Shares in Mumbai-based pharmaceutical company Lupin Limited fell significantly last week after the company disclosed that they received a serious warning letter from the US Food and Drug Administration (FDA). The letter detailed violations identified following recent inspections of two of the company’s Indian manufacturing facilities.
According to the inspection report, when test results for active pharmaceutical ingredients (APIs) and other products came back negative, the company chose to invalidate them and repeatedly test the products until the desired results were returned. If results were still out-of-specification (OOS), workers at Lupin’s Goa and Indore sites chalked them up to laboratory errors.
“These repeated failures at multiple sites demonstrate that your company’s oversight and control over the manufacture of drugs is inadequate,” said the FDA warning letter sent to Nilesh Gupta, Managing Director of Lupin. “You should immediately and comprehensively assess your company’s global manufacturing operations to ensure that systems and processes, and ultimately, the products manufactured, conform to FDA requirements at all your sites.”
According to pharmaceutical consultant Prabir Basu, differences in the frequency of FDA inspections in Indian manufacturing facilities may account for the region’s higher number of warning letters.

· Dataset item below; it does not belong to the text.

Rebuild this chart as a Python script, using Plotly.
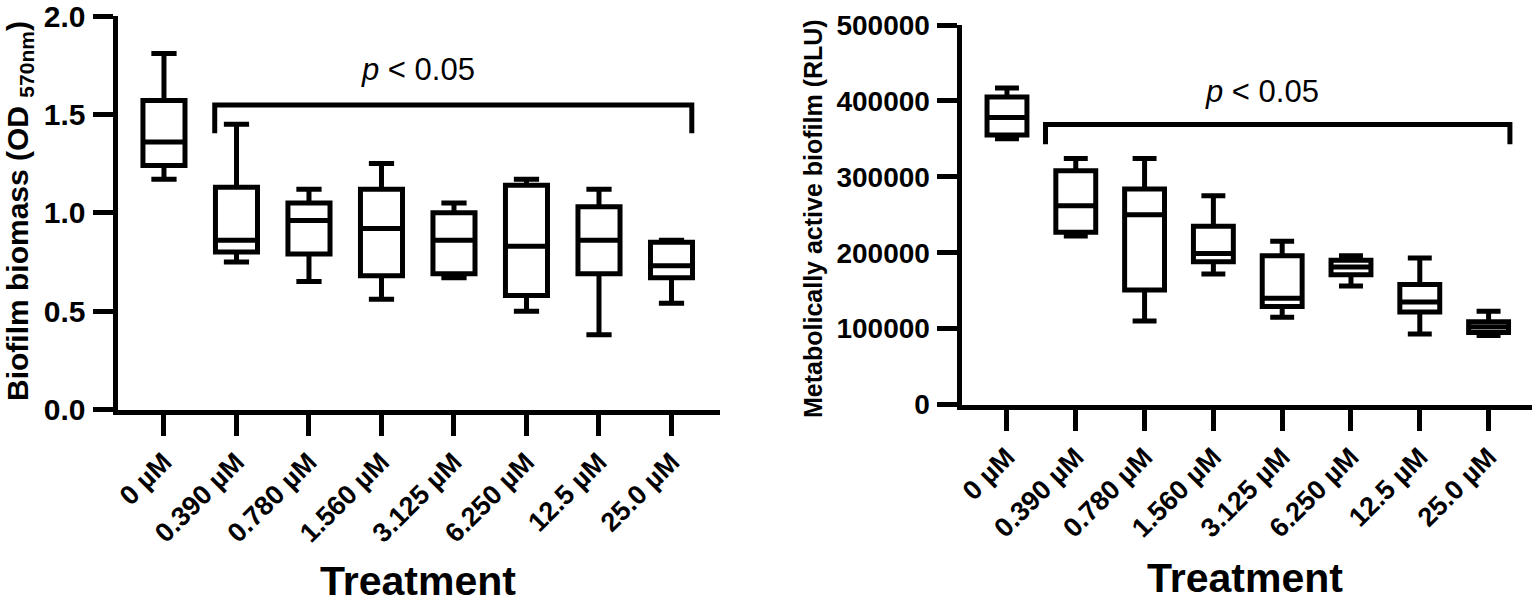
import plotly.graph_objects as go

# Treatment groups (same for both panels)
treatments = ["0 µM", "0.390 µM", "0.780 µM", "1.560 µM",
              "3.125 µM", "6.250 µM", "12.5 µM", "25.0 µM"]
positions = list(range(len(treatments)))

# Panel A: biofilm biomass (OD 570nm), box summaries
od_upper = [1.81, 1.45, 1.12, 1.25, 1.05, 1.17, 1.12, 0.86]
od_q3 = [1.57, 1.13, 1.05, 1.12, 1.00, 1.14, 1.03, 0.85]
od_median = [1.36, 0.86, 0.96, 0.92, 0.86, 0.83, 0.86, 0.73]
od_q1 = [1.24, 0.80, 0.79, 0.68, 0.69, 0.58, 0.69, 0.67]
od_lower = [1.17, 0.75, 0.65, 0.56, 0.67, 0.50, 0.38, 0.54]

# Panel B: metabolically active biofilm (RLU)
rlu_upper = [417000, 324000, 324000, 275000, 215000, 196000, 193000, 123000]
rlu_q3 = [405000, 308000, 284000, 235000, 196000, 190000, 158000, 109000]
rlu_median = [378000, 262000, 250000, 199000, 140000, 181000, 135000, 102000]
rlu_q1 = [355000, 227000, 151000, 188000, 129000, 171000, 122000, 95000]
rlu_lower = [350000, 222000, 110000, 172000, 115000, 156000, 93000, 91000]

# significance brackets: [x start, x end], [top, drop end]
od_bracket_x = [0.70, 7.28]
od_bracket_y = [1.548, 1.404]
rlu_bracket_x = [0.56, 7.31]
rlu_bracket_y = [369000, 343000]
od_label_pos = [3.5, 1.73]
rlu_label_pos = [3.7, 412000]

FONT = "Liberation Sans, Arial, Helvetica, sans-serif"
LW = 5

fig = go.Figure()


def add_boxes(q1, med, q3, lo, hi, xa, ya):
    fig.add_trace(go.Box(
        x=positions, q1=q1, median=med, q3=q3,
        lowerfence=lo, upperfence=hi,
        width=0.58, whiskerwidth=0.6,
        fillcolor="white", line=dict(color="black", width=LW),
        boxpoints=False, showlegend=False, hoverinfo="skip",
        xaxis=xa, yaxis=ya,
    ))


def add_bracket(bx, by, xa, ya):
    fig.add_trace(go.Scatter(
        x=[bx[0], bx[0], bx[1], bx[1]],
        y=[by[1], by[0], by[0], by[1]],
        mode="lines", line=dict(color="black", width=LW),
        showlegend=False, hoverinfo="skip", xaxis=xa, yaxis=ya,
    ))


add_boxes(od_q1, od_median, od_q3, od_lower, od_upper, "x", "y")
add_bracket(od_bracket_x, od_bracket_y, "x", "y")
add_boxes(rlu_q1, rlu_median, rlu_q3, rlu_lower, rlu_upper, "x2", "y2")
add_bracket(rlu_bracket_x, rlu_bracket_y, "x2", "y2")

W, H = 1535, 604

common_x = dict(
    tickvals=positions, ticktext=treatments, tickangle=-45,
    ticks="outside", ticklen=21, tickwidth=LW, tickcolor="black",
    showline=True, linewidth=LW, linecolor="black",
    showgrid=False, zeroline=False, automargin=False,
    ticklabeloverflow="allow",
    tickfont=dict(family=FONT, size=27, color="black", weight="bold"),
)
common_y = dict(
    ticks="outside", ticklen=20, tickwidth=LW, tickcolor="black",
    showline=True, linewidth=LW, linecolor="black",
    showgrid=False, zeroline=False, automargin=False, ticklabelstandoff=1,
    ticklabeloverflow="allow",
    tickfont=dict(family=FONT, size=30, color="black", weight="bold"),
)

fig.update_layout(
    width=W, height=H,
    margin=dict(l=0, r=0, t=0, b=0),
    plot_bgcolor="white", paper_bgcolor="white",
    font=dict(family=FONT, color="black"),
    xaxis=dict(common_x, domain=[117.5 / W, 720 / W], range=[-0.641, 7.669], anchor="y"),
    yaxis=dict(common_y, domain=[1 - 409.5 / H, 1 - 16 / H], range=[0, 2.0],
               dtick=0.5, tickformat=".1f", anchor="x"),
    xaxis2=dict(common_x, domain=[961.5 / W, 1532 / W], range=[-0.661, 7.631], anchor="y2"),
    yaxis2=dict(common_y, domain=[1 - 404.5 / H, 1 - 25 / H], range=[0, 500000],
                dtick=100000, tickformat="d", anchor="x2",
                tickfont=dict(family=FONT, size=28, color="black", weight="bold")),
)

annotations = [
    dict(text="<i>p</i> < 0.05", x=od_label_pos[0], y=od_label_pos[1],
         xref="x", yref="y", showarrow=False,
         font=dict(family=FONT, size=31, color="black")),
    dict(text="<i>p</i> < 0.05", x=rlu_label_pos[0], y=rlu_label_pos[1],
         xref="x2", yref="y2", showarrow=False,
         font=dict(family=FONT, size=31, color="black")),
    dict(text="<b>Treatment</b>", x=418 / W, y=1 - 581 / H,
         xref="paper", yref="paper", xanchor="center", yanchor="middle",
         showarrow=False, font=dict(family=FONT, size=41, color="black")),
    dict(text="<b>Treatment</b>", x=1245 / W, y=1 - 578 / H,
         xref="paper", yref="paper", xanchor="center", yanchor="middle",
         showarrow=False, font=dict(family=FONT, size=41, color="black")),
    dict(text="<b>Biofilm biomass (OD <sub>570nm</sub>)</b>", textangle=-90,
         x=19 / W, y=1 - 211 / H, xref="paper", yref="paper",
         xanchor="center", yanchor="middle", showarrow=False,
         font=dict(family=FONT, size=30, color="black")),
    dict(text="<b>Metabolically active biofilm (RLU)</b>", textangle=-90,
         x=813 / W, y=1 - 219 / H, xref="paper", yref="paper",
         xanchor="center", yanchor="middle", showarrow=False,
         font=dict(family=FONT, size=25, color="black")),
]
fig.update_layout(annotations=annotations)

# drop the page's default body margin so the figure sits at the window origin
fig.write_html("out.html", config={"displayModeBar": False},
               post_script="document.body.style.margin='0px';")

“The facilities are not inspected as often as in the US, and the companies often have more warning of when the inspectors are coming,” he told BioPharmaDIVE.
For its part, Lupin seems committed to addressing the issues of GMP compliance identified during the inspections. The company will have 15 days to respond to the warning letter with details of corrective actions taken.
“We uphold quality and compliance issues with the utmost seriousness and remain fully committed to be compliant with cGMP quality standards across all our facilities,” Lupin said a statement to the National Stock Exchange of India. “We plan to address the concerns raised by the USFDA expeditiously and will work with the USFDA to resolve these issues a the earliest.”